• _Provided material_
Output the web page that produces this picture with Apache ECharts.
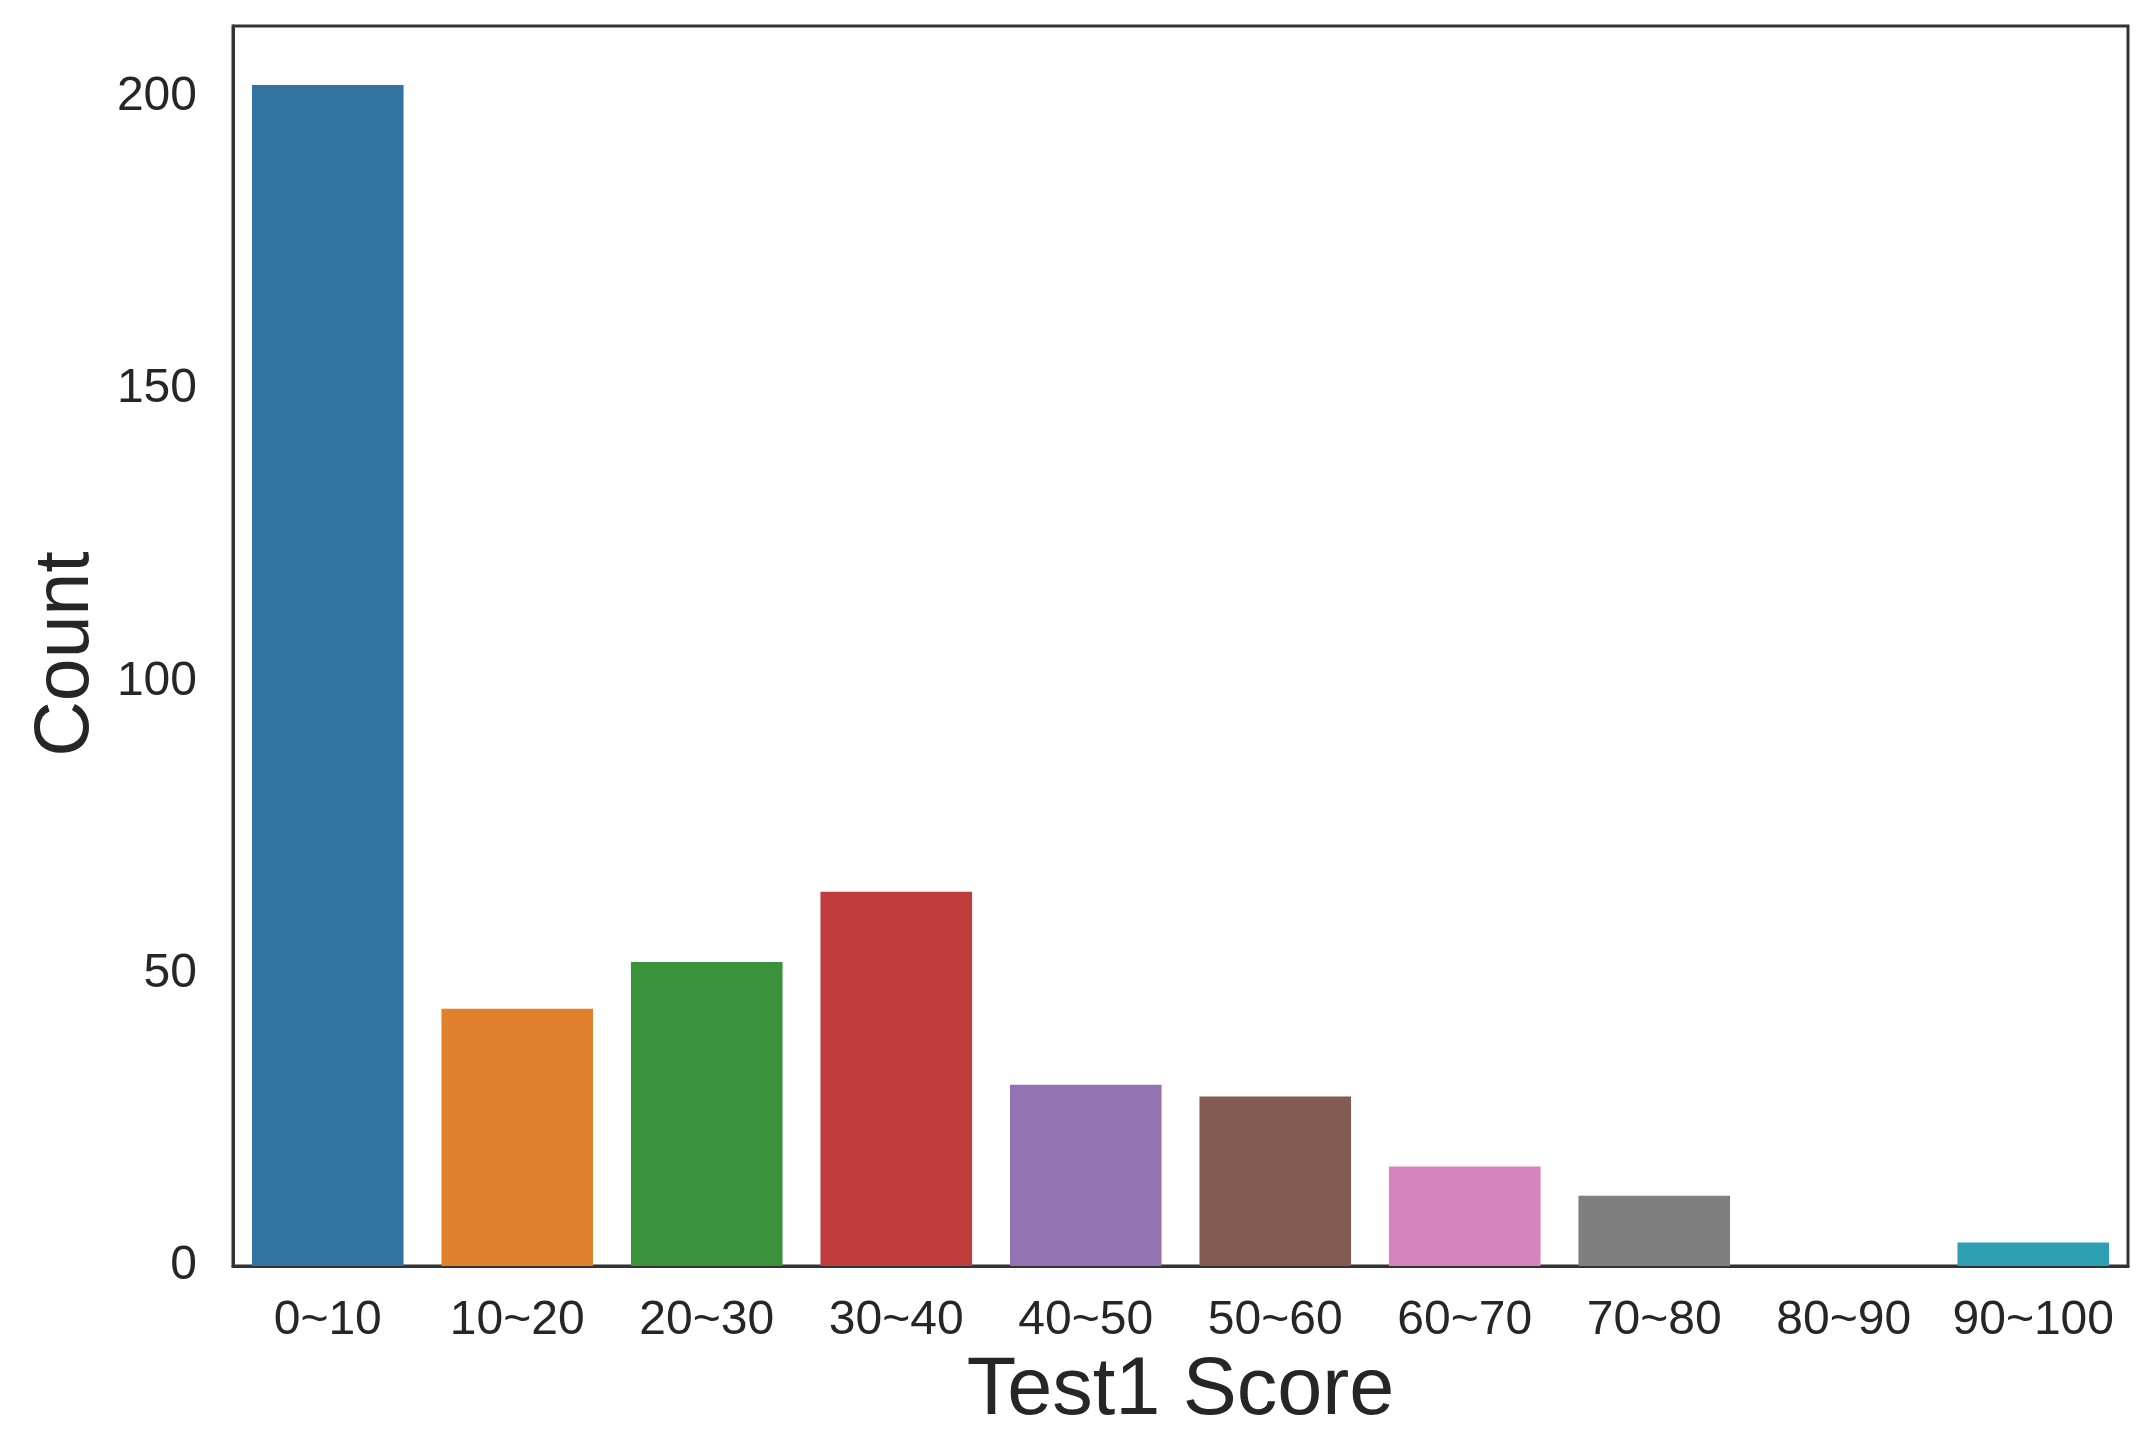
<!DOCTYPE html>
<html>
<head>
<meta charset="utf-8">
<script src="https://cdn.jsdelivr.net/npm/echarts@6/dist/echarts.min.js"></script>
<style>
  html, body { margin: 0; padding: 0; background: #ffffff; }
  #chart { width: 2150px; height: 1438px; }
</style>
</head>
<body>
<div id="chart"></div>
<script>
const categories = ['0~10', '10~20', '20~30', '30~40', '40~50', '50~60', '60~70', '70~80', '80~90', '90~100'];
const counts = [202, 44, 52, 64, 31, 29, 17, 12, 0, 4];
const barColors = ['#3274a1', '#e1812c', '#3a923a', '#c03d3e', '#9372b2', '#845b53', '#d684bd', '#7f7f7f', '#a9aa35', '#2ea0b1'];
const yTicks = [0, 50, 100, 150, 200];
const xTitle = 'Test1 Score';
const yTitle = 'Count';

const textColor = '#262626';
const font = 'Liberation Sans, Arial, sans-serif';
const yMax = Math.max(...counts) * 1.05;

const chart = echarts.init(document.getElementById('chart'), null, { renderer: 'canvas' });
chart.setOption({
  backgroundColor: '#ffffff',
  animation: false,
  grid: {
    left: 233, right: 22, top: 26, bottom: 172,
    show: true, borderColor: '#333333', borderWidth: 3, backgroundColor: 'transparent'
  },
  xAxis: {
    type: 'category',
    data: categories,
    name: xTitle,
    nameLocation: 'middle',
    nameGap: 85,
    nameTextStyle: { fontSize: 81, color: textColor, fontFamily: font },
    axisLine: { show: true, lineStyle: { color: '#333333', width: 3 } },
    axisTick: { show: false },
    axisLabel: { fontSize: 48, color: textColor, fontFamily: font, margin: 31, interval: 0 },
    splitLine: { show: false }
  },
  yAxis: {
    type: 'value',
    min: 0,
    max: yMax,
    interval: 50,
    name: yTitle,
    nameLocation: 'middle',
    nameGap: 128,
    nameRotate: 90,
    nameTextStyle: { fontSize: 77, color: textColor, fontFamily: font, padding: [0, 16, 0, 0] },
    axisLine: { show: true, lineStyle: { color: '#333333', width: 3 } },
    axisTick: { show: false },
    axisLabel: {
      fontSize: 48, color: textColor, fontFamily: font, margin: 36,
      showMaxLabel: false,
      formatter: function (v) { return yTicks.indexOf(v) >= 0 ? String(v) : ''; }
    },
    splitLine: { show: false }
  },
  series: [{
    type: 'bar',
    barWidth: '80%',
    data: counts.map((v, i) => ({ value: v, itemStyle: { color: barColors[i] } }))
  }]
});
</script>
</body>
</html>
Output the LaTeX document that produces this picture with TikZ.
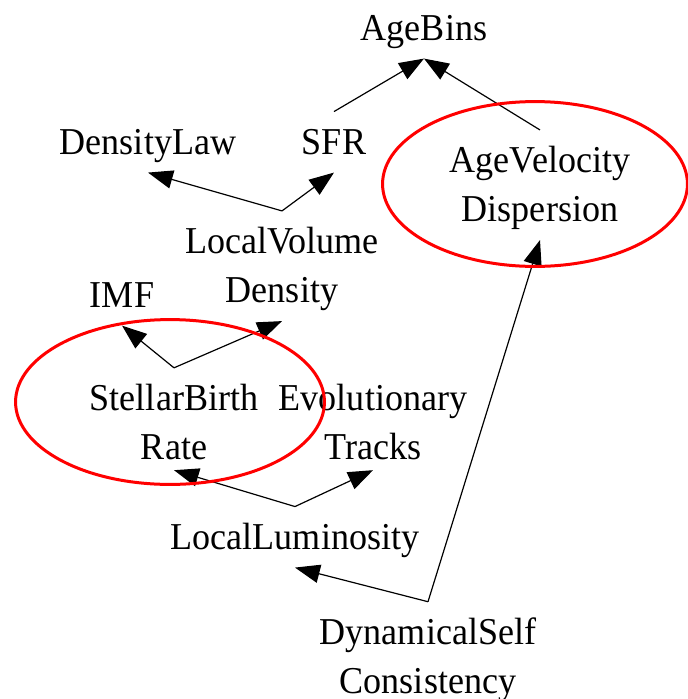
\documentclass[tikz,border=0pt]{standalone}
\usepackage{fontspec}
\setmainfont{Liberation Serif}[FakeStretch=0.95]
\usetikzlibrary{arrows.meta}

\begin{document}
\begin{tikzpicture}[x=0.025cm, y=-0.025cm,
  lbl/.style={inner sep=0.25cm, font=\fontsize{27}{34.9}\selectfont,
              text height=18.6pt, text depth=5.9pt, anchor=base},
  lbltwo/.style={inner sep=0.25cm, font=\fontsize{27}{34.9}\selectfont,
                 align=center},
  hl/.style={draw=red, line width=0.075cm},
  arr/.style={-{Triangle[length=0.62cm, width=0.46cm]}, line width=0.03cm}
]
\useasboundingbox (0,0) rectangle (687,699);

% Nodes
\node[lbl]    (bins) at (424,40)  {AgeBins};
\node[lbl]    (dlaw) at (148,154) {DensityLaw};
\node[lbl]    (sfr)  at (334,154) {SFR};
\node[lbltwo] (avd)  at (540,188) {AgeVelocity\\Dispersion};
\node[lbltwo] (lvd)  at (282,269) {LocalVolume\\Density};
\node[lbl]    (imf)  at (122,307) {IMF};
\node[lbltwo] (sbr)  at (174,422) {StellarBirth\\Rate};
\node[lbltwo] (evo)  at (373,422) {Evolutionary\\Tracks};
\node[lbl]    (llum) at (295,549) {LocalLuminosity};
\node[lbltwo] (dsc)  at (428,660) {DynamicalSelf\\Consistency};

% Fork points above the nodes
\foreach \n in {sfr,avd,lvd,sbr,llum,dsc}
  \coordinate (\n-top) at ([yshift=0.15cm]\n.north);

% Arrows
\draw[arr] (sfr-top)  -- (bins.south);
\draw[arr] (avd-top)  -- (bins.south);
\draw[arr] (lvd-top)  -- (dlaw.south);
\draw[arr] (lvd-top)  -- (sfr.south);
\draw[arr] (sbr-top)  -- (imf.south);
\draw[arr] (sbr-top)  -- (lvd.south);
\draw[arr] (llum-top) -- (sbr.south);
\draw[arr] (llum-top) -- (evo.south);
\draw[arr] (dsc-top)  -- (llum.south);
\draw[arr] (dsc-top)  -- (avd.south);

% Highlighted nodes
\draw[hl] (535,184) ellipse [x radius=3.81cm, y radius=2.06cm];
\draw[hl] (170,402) ellipse [x radius=3.86cm, y radius=2.06cm];
\end{tikzpicture}
\end{document}
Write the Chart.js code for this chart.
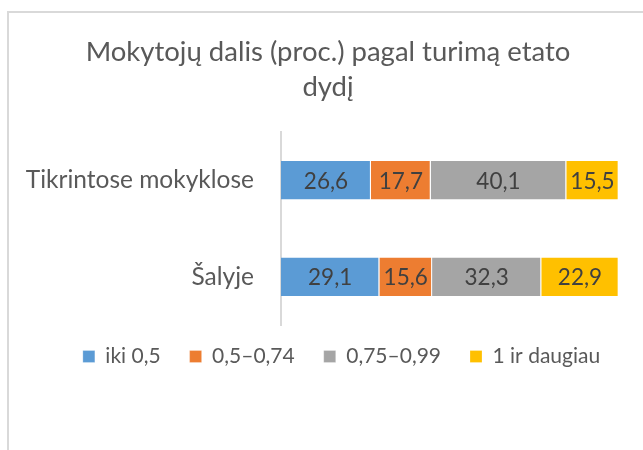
<!DOCTYPE html>
<html>
<head>
<meta charset="utf-8">
<script src="https://cdn.jsdelivr.net/npm/chart.js@4"></script>
<style>
  html, body { margin: 0; padding: 0; background: #fff; overflow: hidden; }
  #remelis { position: absolute; left: 7px; top: 11px; width: 700px; height: 500px;
             border-left: 2px solid #d9d9d9; border-top: 2px solid #d9d9d9; }
  #grafico { position: absolute; left: 0; top: 0; }
</style>
</head>
<body>
<div id="remelis"></div>
<canvas id="grafico" width="643" height="450"></canvas>
<script>
var pavadinimas = ["Mokytojų dalis (proc.) pagal turimą etato", "dydį"];
var kategorijos = ["Tikrintose mokyklose", "Šalyje"];
var serijos = ["iki 0,5", "0,5–0,74", "0,75–0,99", "1 ir daugiau"];
var spalvos = ["#5B9BD5", "#ED7D31", "#A5A5A5", "#FFC000"];
var ikiPuse = [26.6, 29.1];
var puseIki074 = [17.7, 15.6];
var nuo075 = [40.1, 32.3];
var vienasIrDaugiau = [15.5, 22.9];
var reiksmes = [ikiPuse, puseIki074, nuo075, vienasIrDaugiau];

var sriftas = "Lato, 'Open Sans', sans-serif";

// pavadinimas piešiamas atskirai, kad centras sutaptų su originalu
var pavadinimoPlugin = {
    id: "pavadinimas",
    afterDraw: function (chart) {
        var ctx = chart.ctx;
        ctx.save();
        ctx.font = "27.5px " + sriftas;
        ctx.fillStyle = "#595959";
        ctx.textAlign = "center";
        ctx.textBaseline = "alphabetic";
        ctx.fillText(pavadinimas[0], 328, 61);
        ctx.fillText(pavadinimas[1], 328, 96);
        ctx.restore();
    }
};

// reikšmės ant stulpelių
var etikeciuPlugin = {
    id: "etiketes",
    afterDatasetsDraw: function (chart) {
        var ctx = chart.ctx;
        ctx.save();
        ctx.font = "22.5px " + sriftas;
        ctx.fillStyle = "#404040";
        ctx.textAlign = "center";
        ctx.textBaseline = "middle";
        chart.data.datasets.forEach(function (ds, i) {
            chart.getDatasetMeta(i).data.forEach(function (el, j) {
                var p = el.getCenterPoint();
                ctx.fillText(ds.data[j].toFixed(1).replace(".", ","), p.x, p.y + 1);
            });
        });
        ctx.restore();
    }
};

// legenda pakeliama arčiau ašies ir pastumiama į dešinę
var legendosPlugin = {
    id: "legendosPoslinkis",
    afterLayout: function (chart) {
        chart.legend.top -= 8;
        chart.legend.bottom -= 8;
        chart.legend.left += 32;
        chart.legend.right += 32;
    }
};

var datasets = [];
for (var s = 0; s < serijos.length; s++) {
    datasets.push({
        label: serijos[s],
        data: reiksmes[s],
        backgroundColor: spalvos[s],
        borderColor: "#ffffff",
        borderWidth: {left: 0, top: 0, bottom: 0, right: 1},
        borderSkipped: false,
        categoryPercentage: 0.4,
        barPercentage: 1
    });
}

var ctx = document.getElementById("grafico").getContext("2d");
var grafico = new Chart(ctx, {
    type: "bar",
    data: { labels: kategorijos, datasets: datasets },
    plugins: [pavadinimoPlugin, etikeciuPlugin, legendosPlugin],
    options: {
        responsive: false,
        animation: false,
        indexAxis: "y",
        layout: { padding: { top: 132, right: 24, bottom: 65, left: 0 } },
        scales: {
            x: { stacked: true, display: false, min: 0, max: 100 },
            y: {
                stacked: true,
                grid: { display: false, drawTicks: false },
                border: { display: true, color: "#d9d9d9", width: 2 },
                ticks: { color: "#595959", font: { family: sriftas, size: 24.5 }, padding: 27 },
                afterFit: function (scale) { scale.width = 281; }
            }
        },
        plugins: {
            title: { display: false },
            tooltip: { enabled: false },
            legend: {
                position: "bottom",
                labels: {
                    boxWidth: 12,
                    boxHeight: 12,
                    padding: 29,
                    color: "#595959",
                    font: { family: sriftas, size: 21 }
                }
            }
        }
    }
});
</script>
</body>
</html>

• _Problem details_
Begin at the first line of the records and please reproduce every line exactly through the one containing "const yMax = Math.max(...counts) * 1.05;", leaving all pictures out.

• _Response to the exercise_
Output the web page that produces this picture with Apache ECharts.
<!DOCTYPE html>
<html>
<head>
<meta charset="utf-8">
<script src="https://cdn.jsdelivr.net/npm/echarts@6/dist/echarts.min.js"></script>
<style>
  html, body { margin: 0; padding: 0; background: #ffffff; }
  #chart { width: 2150px; height: 1438px; }
</style>
</head>
<body>
<div id="chart"></div>
<script>
const categories = ['0~10', '10~20', '20~30', '30~40', '40~50', '50~60', '60~70', '70~80', '80~90', '90~100'];
const counts = [202, 44, 52, 64, 31, 29, 17, 12, 0, 4];
const barColors = ['#3274a1', '#e1812c', '#3a923a', '#c03d3e', '#9372b2', '#845b53', '#d684bd', '#7f7f7f', '#a9aa35', '#2ea0b1'];
const yTicks = [0, 50, 100, 150, 200];
const xTitle = 'Test1 Score';
const yTitle = 'Count';

const textColor = '#262626';
const font = 'Liberation Sans, Arial, sans-serif';
const yMax = Math.max(...counts) * 1.05;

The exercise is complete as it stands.